5. Transactions in the Funds.
-------------------------
Notwithstanding anything to the contrary contained in the
Dealer Agreement, the Fund Provider will make available for purchase by
the Plans a class of shares available at net asset value which are not
subject to a contingent deferred sales charge or redemption fee. In
addition, no exchange fees will be applicable to shares of the Funds
purchased by the Plans. The form of payment of dividends and capital
gains distributions will be determined in accordance with Xxxxxxx
Xxxxx'x operational procedures in effect at the time of the payment of
such dividend or distribution. All Plan transactions in the Funds shall
be executed through the Omnibus Accounts.
6. Fund Information.
----------------
(a) The Fund Provider will provide (or cause to be provided) to
Xxxxxxx Xxxxx the information set forth in Attachment B hereto. In
addition, notwithstanding anything contained in the Dealer Agreement to
the contrary, the Fund Provider hereby agrees that Xxxxxxx Xxxxx may
use such information in communications prepared for the Plans,
including, but not limited to, Participant enrollment and other
communications materials and voice response systems, as well as
proposals prepared and submitted by Xxxxxxx Xxxxx to sponsors of
employee benefit plans or their representatives who have expressed
interest in Xxxxxxx Xxxxx'x employee benefit plan recordkeeping or
other services. The Fund Provider will provide timely notification to
Xxxxxxx Xxxxx of any change to the information described in Part I of
Attachment B, including without limitation any change to the CUSIP
number or symbol designation of a Fund. Such notification shall be
given to Xxxxxxx Xxxxx at least ten (10) Business Days prior to the
effective date of the change or the effect of the change with respect
to transactions by the Plans in any affected Fund shall be delayed for
a reasonable time following notification hereunder.
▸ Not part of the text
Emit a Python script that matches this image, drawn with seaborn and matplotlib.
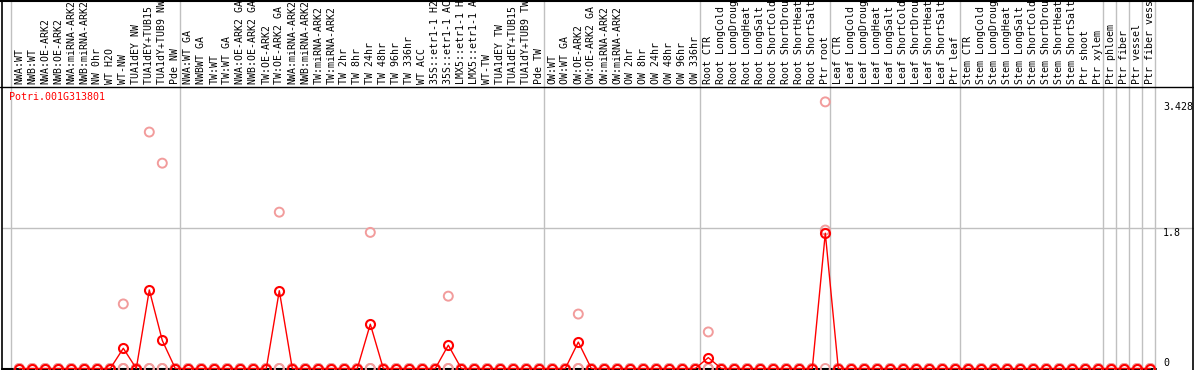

(b) Notwithstanding anything to the contrary in the Dealer
Agreement, upon request, the Fund Provider will provide Xxxxxxx Xxxxx
with prospectuses, proxy materials, financial statements, reports and
other materials relating to each Fund in sufficient quantity for each
Participant invested in the Fund.
5
(c) With the exception of (i) listings of product offerings; (ii)
materials in the public domain (e.g., magazine articles and trade
publications); and (iii) materials used by Xxxxxxx Xxxxx on an internal
basis only, Xxxxxxx Xxxxx agrees not to furnish or cause to be
furnished to any third parties or to display publicly or publish any
information or materials relating to the Funds, except such materials
and information as may be distributed to Xxxxxxx Xxxxx by Fund Provider
or approved for distribution by Fund Provider upon Xxxxxxx Xxxxx'x
request.
7. Compensation.
------------
(a) Notwithstanding anything to the contrary in the Dealer
Agreement, with respect to Fund shares purchased for each Plan pursuant
to this Agreement, the Fund Provider, One Group Mutual Funds and/or
Banc One Investment Advisors Corporation will pay Xxxxxxx Xxxxx fees as
set forth in Attachment C hereto, as may be amended from time to time
pursuant to Section 15. The fees payable under this Section 7 will be
in lieu of any fees which might otherwise be payable under the Dealer
Agreement. For the purpose of computing payments to Xxxxxxx Xxxxx under
this Section 7 with respect to the Plans, the average daily amount
invested by the Plans in a Fund for any calendar month will be computed
by totalling the Plans' aggregate investment (share net asset value
multiplied by total number of shares of the Fund held by the Plans) on
each Business Day during the month and dividing by the total number of
Business Days during such month. Xxxxxxx Xxxxx will calculate the
amount of any fee to be paid with respect to the Plans hereunder at the
end of each calendar quarter and payment will be due within 30 days of
receipt by the Fund Provider of Xxxxxxx Xxxxx'x invoice for such fees.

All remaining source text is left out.